You can hit the ground running by providing insights into your readers’ biggest obstacles. Don’t know what keeps them up at night? It’s time to look past assumed pain points, and into what prospects are seeking. You’ll find publicly available data in a variety of places and can drill down into specifics; you just have to know where to look.

Tip: Start by scoping out websites like Quora to find relevant questions that are being asked about your field. Use Google Adwords’ Keyword Planner tool to see which terms advertisers are most heavily investing in, and you’ll be heading in the right direction. You also should check out competitor blogs to see what they’re covering—and consider fresh angles. Now, you’ll just need to sift through to decide which ones you’re best equipped to answer.

Seek to educate, not promote

Rather than overt sales tactics, true content marketing draws people in out of its inherent usefulness. That’s the goal, anyhow. With this perspective in mind, you as the author become a problem solver—not a marketer. That’s a crucial distinction: what previously involved hawking ones’ products has turned into an open conversation.

Tip: Reshape headlines to be informational rather than sensational. (‘You Won’t Believe This…’ only works as an attention grabber if you’re on staff at Buzzfeed.) Before typing words like ‘ultimate,’ ‘unparalleled,’ or ‘innovative,’ ask yourself if those contribute something meaningful to the post, or are just unnecessary fluff.

Be authentic and transparent 

Trust is the shortest route to persuasion. When your readers actually believe in your credibility, they take your insights to heart. Those ideas could inspire them to evangelize your product or service or motivate them to purchase. But that kind of influence comes at a price.

Tip: Coming across as a genuine resource means that sometimes, you might have to admit to your limitations, or mention a competitor in a positive light. It’s a long-term strategy that pays off when readers come to you for advice (and in exchange, you receive feedback and intelligence that others won’t).

One topic, with formats for every attention span

Almost any piece of content you create could take on multiple forms. Think about your info consumption style: are you a deep dive person or a chronic ‘listicle’ skimmer? Can you parse out one blog post or case study to satisfy these two very different groups?

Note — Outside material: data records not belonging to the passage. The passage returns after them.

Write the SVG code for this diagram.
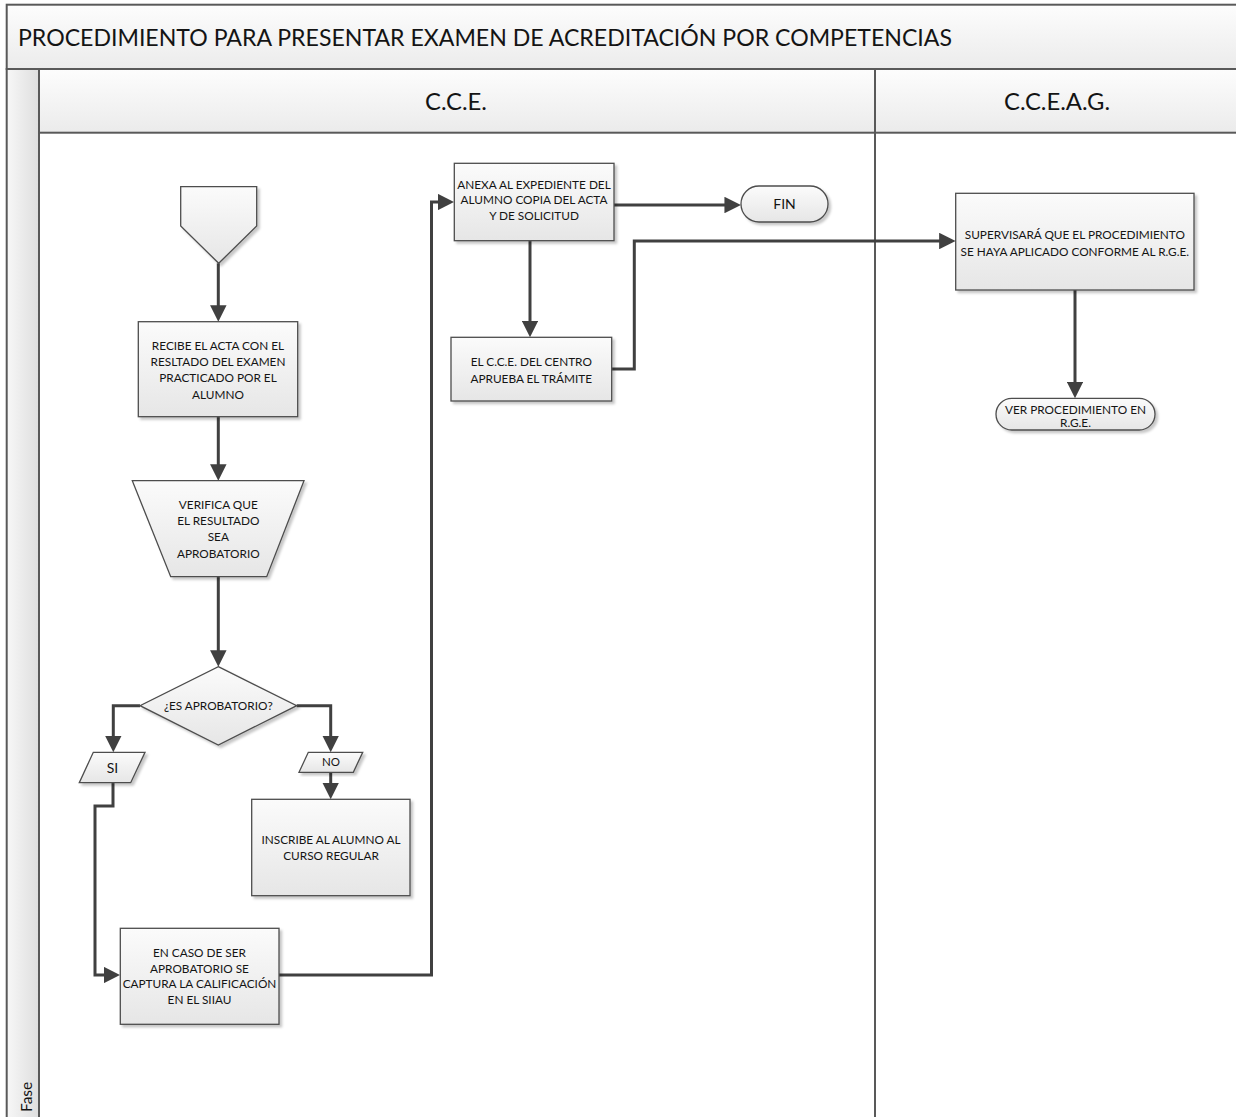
<svg xmlns="http://www.w3.org/2000/svg" width="1236" height="1117" viewBox="0 0 1236 1117">
  <defs>
    <linearGradient id="gHdr" x1="0" y1="0" x2="0" y2="1">
      <stop offset="0" stop-color="#fdfdfd"/>
      <stop offset="1" stop-color="#ebebeb"/>
    </linearGradient>
    <linearGradient id="gFase" x1="0" y1="0" x2="1" y2="0">
      <stop offset="0" stop-color="#f7f7f7"/>
      <stop offset="1" stop-color="#dedede"/>
    </linearGradient>
    <linearGradient id="gBox" x1="0" y1="0" x2="0" y2="1">
      <stop offset="0" stop-color="#fbfbfb"/>
      <stop offset="1" stop-color="#e6e6e6"/>
    </linearGradient>
    <filter id="shadow" x="-10%" y="-10%" width="130%" height="130%">
      <feDropShadow dx="2.5" dy="2.5" stdDeviation="1.2" flood-color="#000" flood-opacity="0.22"/>
    </filter>
    <marker id="arrow" viewBox="0 0 10 10" refX="6.4" refY="5" markerWidth="5.5" markerHeight="5.5" orient="auto">
      <path d="M0,0 L10,5 L0,10 z" fill="#404040"/>
    </marker>
    <style>
      .frame { stroke: #595959; stroke-width: 2; }
      .node { fill: url(#gBox); stroke: #4d4d4d; stroke-width: 1.3; filter: url(#shadow); }
      .conn { fill: none; stroke: #404040; stroke-width: 3; marker-end: url(#arrow); }
      text { font-family: Lato, "Liberation Sans", sans-serif; fill: #141414; }
      .t { font-size: 11.8px; text-anchor: middle; }
      .hdr { font-size: 23.8px; text-anchor: middle; }
    </style>
  </defs>

  <rect width="1236" height="1117" fill="#ffffff"/>

  <!-- pool frame, title bar, lane headers -->
  <g id="pool">
    <rect x="6.7" y="4.7" width="1240" height="64.3" fill="url(#gHdr)" class="frame"/>
    <rect x="6.7" y="69" width="32.3" height="1060" fill="url(#gFase)" class="frame"/>
    <rect x="39" y="69" width="836" height="63.7" fill="url(#gHdr)" class="frame"/>
    <rect x="875" y="69" width="370" height="63.7" fill="url(#gHdr)" class="frame"/>
    <line x1="875" y1="132.7" x2="875" y2="1130" class="frame"/>
    <text x="18" y="46" font-size="23.1">PROCEDIMIENTO PARA PRESENTAR EXAMEN DE ACREDITACIÓN POR COMPETENCIAS</text>
    <text x="456" y="110" class="hdr">C.C.E.</text>
    <text x="1057" y="110" class="hdr">C.C.E.A.G.</text>
    <text transform="translate(31.5,1112) rotate(-90)" font-size="15.5">Fase</text>
  </g>

  <!-- connectors -->
  <g id="connectors">
    <path class="conn" d="M218.3,263.3 V315.7"/>
    <path class="conn" d="M218.3,416.7 V474.7"/>
    <path class="conn" d="M218.3,576.7 V660.7"/>
    <path class="conn" d="M140,705.7 H113.3 V746.3"/>
    <path class="conn" d="M296.7,705.7 H330.7 V746.3"/>
    <path class="conn" d="M330.7,772.3 V793.3"/>
    <path class="conn" d="M113,782.7 V806 H95 V975 H114.3"/>
    <path class="conn" d="M279,975 H431.5 V202 H448.3"/>
    <path class="conn" d="M614,205 H735"/>
    <path class="conn" d="M530,240.7 V331.3"/>
    <path class="conn" d="M611.7,369 H634.3 V241 H949.7"/>
    <path class="conn" d="M1075,290 V392.3"/>
  </g>

  <!-- nodes -->
  <g id="start">
    <polygon class="node" points="180.7,186.7 256.7,186.7 256.7,226 218.7,263.3 180.7,226"/>
  </g>

  <g id="recibe">
    <rect class="node" x="138.3" y="321.7" width="159.4" height="95"/>
    <text class="t" x="218" y="349.5">RECIBE EL ACTA CON EL</text>
    <text class="t" x="218" y="365.9">RESLTADO DEL EXAMEN</text>
    <text class="t" x="218" y="382.3">PRACTICADO POR EL</text>
    <text class="t" x="218" y="398.7">ALUMNO</text>
  </g>

  <g id="verifica">
    <polygon class="node" points="132.3,480.7 304,480.7 266.7,576.7 170.7,576.7"/>
    <text class="t" x="218.3" y="509.2">VERIFICA QUE</text>
    <text class="t" x="218.3" y="525.3">EL RESULTADO</text>
    <text class="t" x="218.3" y="541.4">SEA</text>
    <text class="t" x="218.3" y="557.5">APROBATORIO</text>
  </g>

  <g id="decision">
    <polygon class="node" points="218.3,666.7 296.7,705.7 218.3,745 140,705.7"/>
    <text class="t" x="218.3" y="709.7">¿ES APROBATORIO?</text>
  </g>

  <g id="si">
    <polygon class="node" points="93.3,752.3 145,752.3 130.7,782.7 79.3,782.7"/>
    <text x="112.5" y="773" font-size="14" text-anchor="middle">SI</text>
  </g>

  <g id="no">
    <polygon class="node" points="308.3,752.3 362.7,752.3 353.3,772.3 299,772.3"/>
    <text x="331" y="766.2" font-size="11.5" text-anchor="middle">NO</text>
  </g>

  <g id="inscribe">
    <rect class="node" x="251.7" y="799.3" width="158.3" height="96.4"/>
    <text class="t" x="331" y="844.2">INSCRIBE AL ALUMNO AL</text>
    <text class="t" x="331" y="860.2">CURSO REGULAR</text>
  </g>

  <g id="captura">
    <rect class="node" x="120.3" y="928.3" width="158.7" height="96"/>
    <text class="t" x="199.5" y="956.9">EN CASO DE SER</text>
    <text class="t" x="199.5" y="972.5">APROBATORIO SE</text>
    <text class="t" x="199.5" y="988.1">CAPTURA LA CALIFICACIÓN</text>
    <text class="t" x="199.5" y="1003.7">EN EL SIIAU</text>
  </g>

  <g id="anexa">
    <rect class="node" x="454.3" y="163.3" width="159.7" height="77.4"/>
    <text class="t" x="534" y="189.2">ANEXA AL EXPEDIENTE DEL</text>
    <text class="t" x="534" y="204.4">ALUMNO COPIA DEL ACTA</text>
    <text class="t" x="534" y="219.6">Y DE SOLICITUD</text>
  </g>

  <g id="fin">
    <rect class="node" x="741" y="186" width="87" height="36" rx="18" ry="18"/>
    <text x="784.5" y="209" font-size="14" text-anchor="middle">FIN</text>
  </g>

  <g id="aprueba">
    <rect class="node" x="451" y="337.3" width="160.7" height="63.7"/>
    <text class="t" x="531.3" y="365.9">EL C.C.E. DEL CENTRO</text>
    <text class="t" x="531.3" y="382.5">APRUEBA EL TRÁMITE</text>
  </g>

  <g id="supervisa">
    <rect class="node" x="955.7" y="193.3" width="238.3" height="96.7"/>
    <text class="t" x="1074.8" y="239.2">SUPERVISARÁ QUE EL PROCEDIMIENTO</text>
    <text class="t" x="1074.8" y="255.7">SE HAYA APLICADO CONFORME AL R.G.E.</text>
  </g>

  <g id="ver">
    <rect class="node" x="996" y="398.3" width="159" height="31.7" rx="15.8" ry="15.8"/>
    <text class="t" x="1075.5" y="413.5">VER PROCEDIMIENTO EN</text>
    <text class="t" x="1075.5" y="426.5">R.G.E.</text>
  </g>
</svg>
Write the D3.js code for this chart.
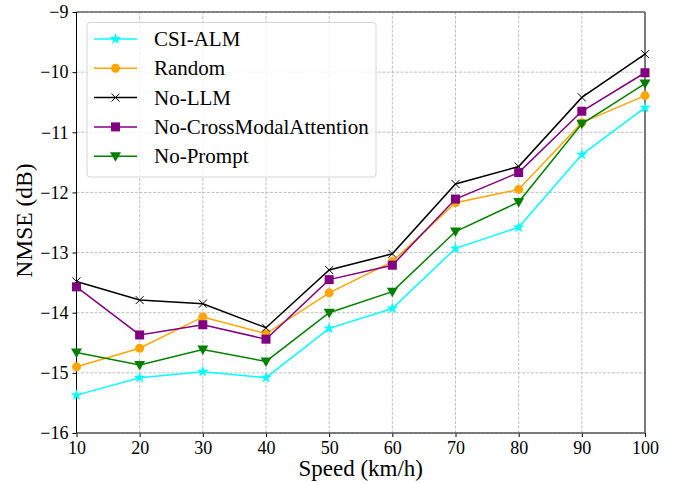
<!DOCTYPE html>
<html>
<head>
<meta charset="utf-8">
<script src="https://cdn.jsdelivr.net/npm/d3@7"></script>
<style>
	body { margin: 0; background: #fff; }
	svg text { font-family: "Liberation Serif", "Times New Roman", serif; }
</style>
</head>
<body>
<svg id="main-plot"></svg>
<script>
var speeds = [10, 20, 30, 40, 50, 60, 70, 80, 90, 100];
var csiAlm = [-15.37, -15.08, -14.98, -15.08, -14.26, -13.93, -12.93, -12.58, -11.37, -10.59];
var random = [-14.90, -14.59, -14.07, -14.35, -13.67, -13.15, -12.17, -11.95, -10.84, -10.39];
var noLlm = [-13.48, -13.79, -13.85, -14.25, -13.29, -13.02, -11.86, -11.57, -10.42, -9.70];
var noCrossModal = [-13.57, -14.37, -14.20, -14.44, -13.45, -13.21, -12.11, -11.67, -10.65, -10.01];
var noPrompt = [-14.66, -14.87, -14.61, -14.81, -14.00, -13.65, -12.65, -12.16, -10.86, -10.19];
var yTicks = [-16, -15, -14, -13, -12, -11, -10, -9];

window.onload = function init() {
	'use strict';

	var width = 673,
		height = 483,
		margin = {left: 76.5, right: 28, top: 12, bottom: 50},
		svg = d3.select('svg#main-plot').attr('width', width).attr('height', height),
		x = d3.scaleLinear().domain([10, 100]).range([margin.left, width - margin.right]),
		y = d3.scaleLinear().domain([-16, -9]).range([height - margin.bottom, margin.top]);

	var series = [
		{name: 'CSI-ALM', values: csiAlm, color: '#00ffff', marker: 'star'},
		{name: 'Random', values: random, color: '#ffa500', marker: 'circle'},
		{name: 'No-LLM', values: noLlm, color: '#000000', marker: 'x'},
		{name: 'No-CrossModalAttention', values: noCrossModal, color: '#800080', marker: 'square'},
		{name: 'No-Prompt', values: noPrompt, color: '#008000', marker: 'triangle'}
	];

	// grid
	var grid = svg.append('g');
	grid.selectAll('line.gx').data(speeds).enter().append('line')
		.attr('x1', function(d) { return x(d); }).attr('x2', function(d) { return x(d); })
		.attr('y1', y(-16)).attr('y2', y(-9))
		.attr('stroke', '#b0b0b0').attr('stroke-width', 0.8).attr('stroke-dasharray', '3,1.5');
	grid.selectAll('line.gy').data(yTicks).enter().append('line')
		.attr('y1', function(d) { return y(d); }).attr('y2', function(d) { return y(d); })
		.attr('x1', x(10)).attr('x2', x(100))
		.attr('stroke', '#b0b0b0').attr('stroke-width', 0.8).attr('stroke-dasharray', '3,1.5');

	// axes
	var fmt = function(d) { return d < 0 ? '\u2212' + Math.abs(d) : d; };
	var xAxis = svg.append('g').attr('transform', 'translate(0,' + y(-16) + ')')
		.call(d3.axisBottom(x).tickValues(speeds).tickSize(4).tickPadding(4));
	var yAxis = svg.append('g').attr('transform', 'translate(' + x(10) + ',0)')
		.call(d3.axisLeft(y).tickValues(yTicks).tickFormat(fmt).tickSize(4).tickPadding(4));
	[xAxis, yAxis].forEach(function(a) {
		a.select('.domain').remove();
		a.selectAll('text').attr('font-size', 18).attr('fill', '#000')
			.style('font-family', '"Liberation Serif", serif');
		a.selectAll('line').attr('stroke', '#000');
	});

	// spines
	svg.append('line').attr('x1', x(10)).attr('x2', x(100)).attr('y1', y(-9)).attr('y2', y(-9)).attr('stroke', '#222');
	svg.append('line').attr('x1', x(10)).attr('x2', x(10)).attr('y1', y(-9)).attr('y2', y(-16)).attr('stroke', '#000');
	svg.append('line').attr('x1', x(10)).attr('x2', x(100)).attr('y1', y(-16)).attr('y2', y(-16)).attr('stroke', '#555').attr('stroke-width', 1.5);
	svg.append('line').attr('x1', x(100)).attr('x2', x(100)).attr('y1', y(-9)).attr('y2', y(-16)).attr('stroke', '#555').attr('stroke-width', 1.5);

	// labels
	svg.append('text').attr('x', (x(10) + x(100)) / 2).attr('y', 476).attr('text-anchor', 'middle')
		.attr('font-size', 23).text('Speed (km/h)');
	svg.append('text').attr('transform', 'translate(32,220.5) rotate(-90)').attr('text-anchor', 'middle')
		.attr('font-size', 23.5).text('NMSE (dB)');

	function drawMarker(g, type, color, cx, cy) {
		if (type === 'circle') {
			g.append('circle').attr('cx', cx).attr('cy', cy).attr('r', 4.5).attr('fill', color);
		} else if (type === 'square') {
			g.append('rect').attr('x', cx - 4.5).attr('y', cy - 4.5).attr('width', 9).attr('height', 9).attr('fill', color);
		} else if (type === 'triangle') {
			g.append('path').attr('d', 'M' + (cx - 5.5) + ',' + (cy - 4) + 'L' + (cx + 5.5) + ',' + (cy - 4) + 'L' + cx + ',' + (cy + 5.5) + 'Z').attr('fill', color);
		} else if (type === 'star') {
			g.append('path').attr('d', d3.symbol().type(d3.symbolStar).size(42)()).attr('transform', 'translate(' + cx + ',' + cy + ')').attr('fill', color);
		} else if (type === 'x') {
			g.append('path').attr('d', 'M' + (cx - 4) + ',' + (cy - 4) + 'L' + (cx + 4) + ',' + (cy + 4) + 'M' + (cx - 4) + ',' + (cy + 4) + 'L' + (cx + 4) + ',' + (cy - 4))
				.attr('stroke', color).attr('stroke-width', 1);
		}
	}

	var line = d3.line().x(function(d, i) { return x(speeds[i]); }).y(function(d) { return y(d); });
	var plot = svg.append('g');
	series.forEach(function(s) {
		var g = plot.append('g');
		g.append('path').datum(s.values).attr('d', line).attr('fill', 'none')
			.attr('stroke', s.color).attr('stroke-width', 1.5);
		s.values.forEach(function(v, i) { drawMarker(g, s.marker, s.color, x(speeds[i]), y(v)); });
	});

	// legend
	var legend = svg.append('g');
	legend.append('rect').attr('x', 87).attr('y', 22.5).attr('width', 289).attr('height', 154.5).attr('rx', 3)
		.attr('fill', 'rgba(255,255,255,0.8)').attr('stroke', '#d5d5d5');
	series.forEach(function(s, i) {
		var ly = 39 + i * 29.3;
		var g = legend.append('g');
		g.append('line').attr('x1', 94).attr('x2', 137).attr('y1', ly).attr('y2', ly).attr('stroke', s.color).attr('stroke-width', 1.5);
		drawMarker(g, s.marker, s.color, 115.5, ly);
		g.append('text').attr('x', 154).attr('y', ly + 7).attr('font-size', 21).text(s.name);
	});
};
</script>
</body>
</html>
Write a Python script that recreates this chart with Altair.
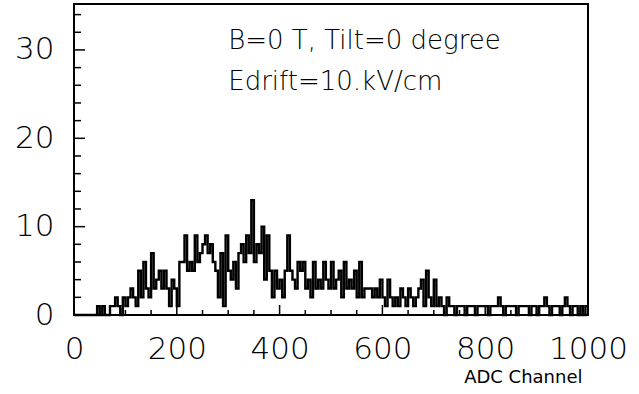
import altair as alt
import pandas as pd

bin_width = 5
counts = [
    0, 0, 0, 0, 0, 0, 0, 0, 0, 1,
    0, 1, 0, 0, 1, 1, 2, 1, 0, 2,
    1, 2, 3, 2, 1, 5, 2, 6, 3, 2,
    7, 3, 4, 5, 3, 5, 3, 1, 4, 3,
    1, 6, 6, 9, 5, 6, 5, 9, 6, 7,
    8, 9, 7, 8, 6, 5, 2, 7, 1, 9,
    5, 4, 6, 3, 7, 8, 6, 9, 7, 13,
    6, 8, 7, 10, 4, 9, 5, 2, 5, 3,
    4, 2, 5, 9, 5, 4, 3, 6, 5, 6,
    3, 4, 2, 6, 3, 4, 3, 6, 4, 3,
    6, 3, 4, 5, 2, 6, 3, 4, 3, 5,
    2, 6, 2, 3, 3, 3, 2, 3, 2, 4,
    2, 1, 4, 2, 1, 2, 1, 3, 2, 1,
    3, 2, 1, 2, 3, 4, 1, 5, 2, 1,
    4, 1, 2, 1, 0, 2, 1, 1, 0, 1,
    1, 1, 0, 1, 1, 1, 0, 1, 1, 1,
    1, 0, 1, 1, 1, 2, 1, 0, 1, 1,
    1, 1, 0, 1, 1, 1, 1, 0, 1, 1,
    0, 1, 1, 2, 1, 0, 1, 1, 1, 0,
    1, 2, 1, 0, 1, 1, 0, 1, 0, 1,
]
edges = [i * bin_width for i in range(len(counts))] + [1000]

x_label_values = [0, 200, 400, 600, 800, 1000]
x_minor_ticks = list(range(0, 1001, 50))
y_label_values = [0, 10, 20, 30]
y_minor_ticks = list(range(0, 35, 2))

notes_text = ["B=0 T, Tilt=0 degree", "Edrift=10.kV/cm"]
notes_x = [300, 300]
notes_y = [30.1, 25.5]

FONT = "DejaVu Sans"
WEIGHT = 200

hist = pd.DataFrame({"adc": edges, "count": counts + [counts[-1]]})
xs = alt.Scale(domain=[0, 1000], nice=False, zero=False)
ys = alt.Scale(domain=[0, 35.2], nice=False)

line = alt.Chart(hist).mark_line(
    interpolate="step-after", color="black", strokeWidth=2.4
).encode(
    x=alt.X("adc:Q", scale=xs, axis=alt.Axis(
        values=x_label_values, format="d", ticks=False, domain=False, grid=False,
        labelFont=FONT, labelFontSize=31, labelFontWeight=WEIGHT,
        labelColor="black", labelPadding=19,
        labelFlush=False, labelOverlap=False,
        title="ADC Channel", titleFont=FONT, titleFontSize=18,
        titleFontWeight="normal", titleColor="black", titleAlign="right",
        titleAnchor="end", titleX=508, titleY=67, titleBaseline="alphabetic")),
    y=alt.Y("count:Q", scale=ys, axis=alt.Axis(
        values=y_label_values, format="d", ticks=False, domain=False, grid=False,
        labelFont=FONT, labelFontSize=31, labelFontWeight=WEIGHT,
        labelColor="black", labelPadding=20,
        title=None)),
)

xminor = pd.DataFrame({"adc": x_minor_ticks,
                       "major": [v in x_label_values for v in x_minor_ticks]})
x_ticks_minor = alt.Chart(xminor).transform_filter("!datum.major").mark_rule(
    color="black", strokeWidth=1.5).encode(
    x=alt.X("adc:Q", scale=xs), y=alt.value(311), y2=alt.value(306))
x_ticks_major = alt.Chart(xminor).transform_filter("datum.major").mark_rule(
    color="black", strokeWidth=1.5).encode(
    x=alt.X("adc:Q", scale=xs), y=alt.value(311), y2=alt.value(301))

yminor = pd.DataFrame({"count": y_minor_ticks,
                       "major": [v in y_label_values for v in y_minor_ticks]})
y_ticks_minor = alt.Chart(yminor).transform_filter("!datum.major").mark_rule(
    color="black", strokeWidth=1.5).encode(
    y=alt.Y("count:Q", scale=ys), x=alt.value(0), x2=alt.value(7))
y_ticks_major = alt.Chart(yminor).transform_filter("datum.major").mark_rule(
    color="black", strokeWidth=1.5).encode(
    y=alt.Y("count:Q", scale=ys), x=alt.value(0), x2=alt.value(11))

notes = pd.DataFrame({"adc": notes_x, "count": notes_y, "text": notes_text})
note_marks = alt.Chart(notes).mark_text(
    align="left", baseline="alphabetic", font=FONT, fontSize=26,
    fontWeight=WEIGHT, color="black"
).encode(x=alt.X("adc:Q", scale=xs), y=alt.Y("count:Q", scale=ys), text="text:N")

chart = alt.layer(
    line, x_ticks_minor, x_ticks_major, y_ticks_minor, y_ticks_major, note_marks
).properties(
    width=514, height=311,
    autosize=alt.AutoSizeParams(type="none"),
    padding={"left": 74, "top": 4, "right": 51, "bottom": 79},
    background="white",
).configure_view(stroke="black", strokeWidth=2)

chart.save("out.html", embed_options={"renderer": "svg", "actions": False})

Tip: Sure you can; take this Inc. Arabia article, for example. It could be turned into an infographic, or lead to a series of in-depth interviews with successful content marketers. 

Or perhaps it’d spur entrepreneurs like you to test out my recommendations, and offer me a wealth of user-generated content in return. With social media, you can always repurpose for different channels, turning quotes into visuals and data into compelling graphic.